◆ AIM OF THE EXERCISE
Below are records; please write out exactly the lines from the first line through the line containing "from matplotlib.ticker import", with no pictures.

◆ MATERIAL FOR THIS EXERCISE
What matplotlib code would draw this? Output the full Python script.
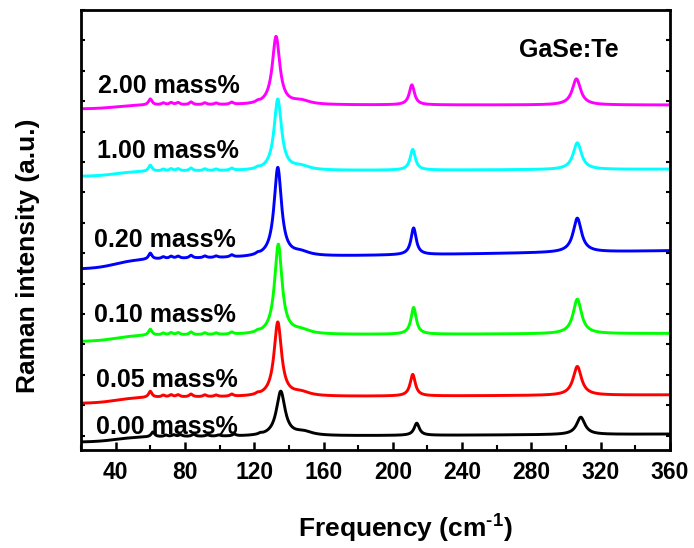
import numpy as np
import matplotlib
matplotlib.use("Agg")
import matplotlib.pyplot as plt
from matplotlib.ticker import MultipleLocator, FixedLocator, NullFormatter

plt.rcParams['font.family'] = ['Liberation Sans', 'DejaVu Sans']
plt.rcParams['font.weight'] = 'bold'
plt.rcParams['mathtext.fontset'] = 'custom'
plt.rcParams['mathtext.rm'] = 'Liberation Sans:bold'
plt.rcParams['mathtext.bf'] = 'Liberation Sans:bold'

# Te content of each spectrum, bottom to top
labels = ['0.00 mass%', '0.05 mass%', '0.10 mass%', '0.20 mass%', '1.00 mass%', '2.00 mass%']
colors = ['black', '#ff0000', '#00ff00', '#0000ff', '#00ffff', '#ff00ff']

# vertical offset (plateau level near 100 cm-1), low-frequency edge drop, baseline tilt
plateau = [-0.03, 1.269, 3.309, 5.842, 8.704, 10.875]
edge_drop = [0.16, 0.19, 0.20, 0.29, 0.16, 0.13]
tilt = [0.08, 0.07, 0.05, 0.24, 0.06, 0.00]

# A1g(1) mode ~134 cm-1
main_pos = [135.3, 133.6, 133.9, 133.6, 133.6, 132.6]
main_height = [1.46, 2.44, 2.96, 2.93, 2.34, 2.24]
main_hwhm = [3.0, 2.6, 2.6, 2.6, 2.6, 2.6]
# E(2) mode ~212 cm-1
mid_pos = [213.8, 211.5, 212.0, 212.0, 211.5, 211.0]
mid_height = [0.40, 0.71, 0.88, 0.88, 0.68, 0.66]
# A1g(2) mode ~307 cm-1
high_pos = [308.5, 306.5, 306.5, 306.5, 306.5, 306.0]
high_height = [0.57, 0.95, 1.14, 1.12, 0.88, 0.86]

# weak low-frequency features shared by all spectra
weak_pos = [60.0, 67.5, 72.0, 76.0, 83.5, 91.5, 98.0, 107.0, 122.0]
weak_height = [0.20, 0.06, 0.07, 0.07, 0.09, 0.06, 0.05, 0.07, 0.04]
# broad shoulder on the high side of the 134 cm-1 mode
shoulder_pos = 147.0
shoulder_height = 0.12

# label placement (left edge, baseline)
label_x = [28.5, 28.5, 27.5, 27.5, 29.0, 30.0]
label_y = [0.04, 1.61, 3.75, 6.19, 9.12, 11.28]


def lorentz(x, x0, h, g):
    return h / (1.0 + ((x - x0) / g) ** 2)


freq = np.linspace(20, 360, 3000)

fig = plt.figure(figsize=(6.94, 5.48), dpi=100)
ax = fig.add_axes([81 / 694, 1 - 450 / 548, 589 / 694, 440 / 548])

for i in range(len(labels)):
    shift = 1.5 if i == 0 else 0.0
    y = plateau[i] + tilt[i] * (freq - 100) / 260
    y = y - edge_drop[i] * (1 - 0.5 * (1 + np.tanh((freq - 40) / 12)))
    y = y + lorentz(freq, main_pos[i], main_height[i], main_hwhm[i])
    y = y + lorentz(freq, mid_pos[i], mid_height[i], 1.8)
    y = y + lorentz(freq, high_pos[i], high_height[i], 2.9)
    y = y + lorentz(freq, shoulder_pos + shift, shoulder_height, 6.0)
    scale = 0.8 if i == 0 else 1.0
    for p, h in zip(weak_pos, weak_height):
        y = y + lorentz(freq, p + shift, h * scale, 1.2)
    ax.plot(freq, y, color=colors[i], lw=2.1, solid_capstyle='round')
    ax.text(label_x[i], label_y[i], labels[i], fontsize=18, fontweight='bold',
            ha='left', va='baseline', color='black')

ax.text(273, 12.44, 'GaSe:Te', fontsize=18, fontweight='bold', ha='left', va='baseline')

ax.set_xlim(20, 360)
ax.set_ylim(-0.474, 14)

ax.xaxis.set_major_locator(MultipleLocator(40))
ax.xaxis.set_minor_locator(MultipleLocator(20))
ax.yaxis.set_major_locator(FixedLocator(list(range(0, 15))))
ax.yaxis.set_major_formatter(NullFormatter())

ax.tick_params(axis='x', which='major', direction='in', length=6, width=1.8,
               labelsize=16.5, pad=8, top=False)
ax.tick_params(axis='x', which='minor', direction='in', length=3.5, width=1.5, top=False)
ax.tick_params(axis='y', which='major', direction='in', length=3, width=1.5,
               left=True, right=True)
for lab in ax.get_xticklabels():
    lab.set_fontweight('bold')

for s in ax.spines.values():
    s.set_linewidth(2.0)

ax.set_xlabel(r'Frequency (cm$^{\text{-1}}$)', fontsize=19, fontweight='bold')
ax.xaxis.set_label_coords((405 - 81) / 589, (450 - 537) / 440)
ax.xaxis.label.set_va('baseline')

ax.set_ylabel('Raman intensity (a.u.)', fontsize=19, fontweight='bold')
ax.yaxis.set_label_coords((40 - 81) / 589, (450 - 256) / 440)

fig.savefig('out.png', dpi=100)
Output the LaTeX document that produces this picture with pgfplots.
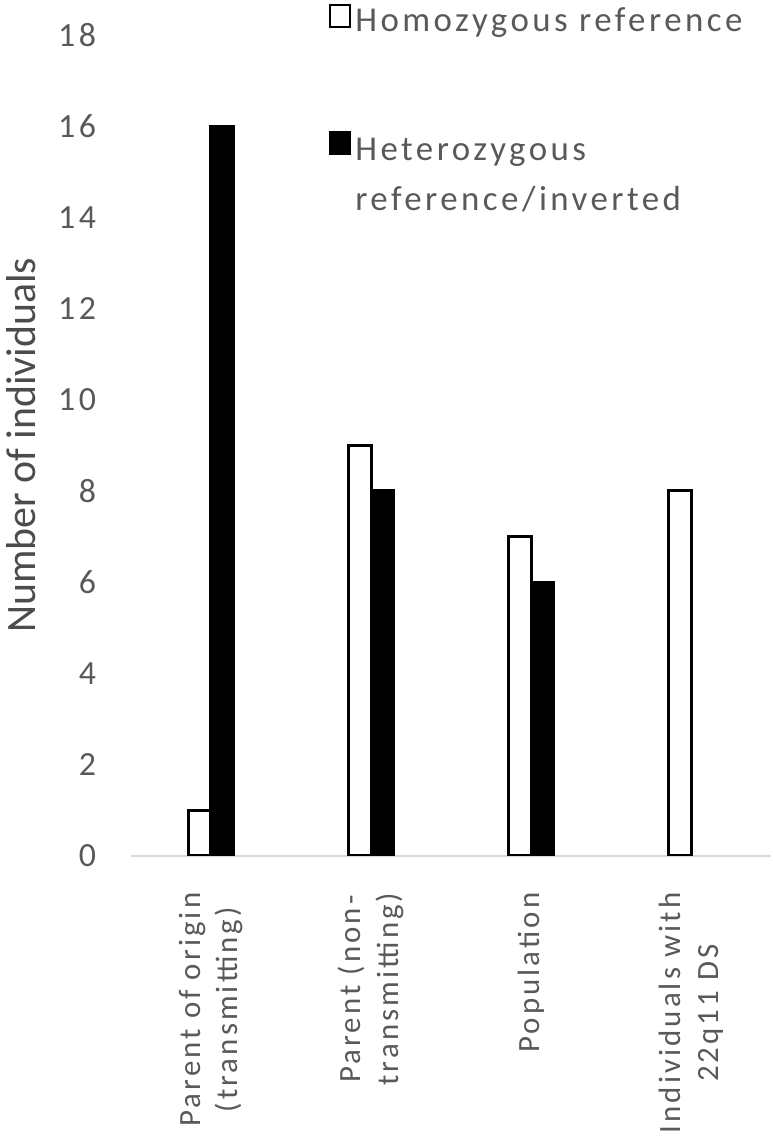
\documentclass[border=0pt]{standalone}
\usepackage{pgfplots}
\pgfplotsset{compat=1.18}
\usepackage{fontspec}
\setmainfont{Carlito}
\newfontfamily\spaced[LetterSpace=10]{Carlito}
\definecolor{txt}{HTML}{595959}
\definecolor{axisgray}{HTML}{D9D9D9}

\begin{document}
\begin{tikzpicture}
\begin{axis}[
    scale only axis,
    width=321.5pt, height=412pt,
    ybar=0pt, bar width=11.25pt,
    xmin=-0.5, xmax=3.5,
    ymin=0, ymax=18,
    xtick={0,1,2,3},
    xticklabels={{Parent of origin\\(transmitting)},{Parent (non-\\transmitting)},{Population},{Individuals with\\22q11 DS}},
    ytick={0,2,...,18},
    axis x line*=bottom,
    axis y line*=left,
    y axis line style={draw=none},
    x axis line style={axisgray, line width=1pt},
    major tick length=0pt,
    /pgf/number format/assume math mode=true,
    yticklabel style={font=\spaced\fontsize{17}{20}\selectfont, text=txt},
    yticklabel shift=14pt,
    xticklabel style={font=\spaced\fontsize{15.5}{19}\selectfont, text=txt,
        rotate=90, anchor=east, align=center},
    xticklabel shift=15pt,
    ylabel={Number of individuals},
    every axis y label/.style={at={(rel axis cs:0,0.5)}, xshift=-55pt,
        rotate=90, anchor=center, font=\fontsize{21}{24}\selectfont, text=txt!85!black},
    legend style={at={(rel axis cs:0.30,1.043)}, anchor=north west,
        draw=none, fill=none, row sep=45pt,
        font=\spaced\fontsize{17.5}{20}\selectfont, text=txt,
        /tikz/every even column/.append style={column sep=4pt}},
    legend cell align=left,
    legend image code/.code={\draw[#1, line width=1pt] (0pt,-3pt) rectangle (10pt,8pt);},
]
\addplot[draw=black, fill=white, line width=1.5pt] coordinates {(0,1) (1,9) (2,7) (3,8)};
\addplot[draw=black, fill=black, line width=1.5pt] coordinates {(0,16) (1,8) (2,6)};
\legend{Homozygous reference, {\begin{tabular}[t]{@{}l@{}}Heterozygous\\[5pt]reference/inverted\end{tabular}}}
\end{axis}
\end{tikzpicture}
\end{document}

◆ EXERCISE RESPONSE
What matplotlib code would draw this? Output the full Python script.
import numpy as np
import matplotlib
matplotlib.use("Agg")
import matplotlib.pyplot as plt
from matplotlib.ticker import MultipleLocator, FixedLocator, NullFormatter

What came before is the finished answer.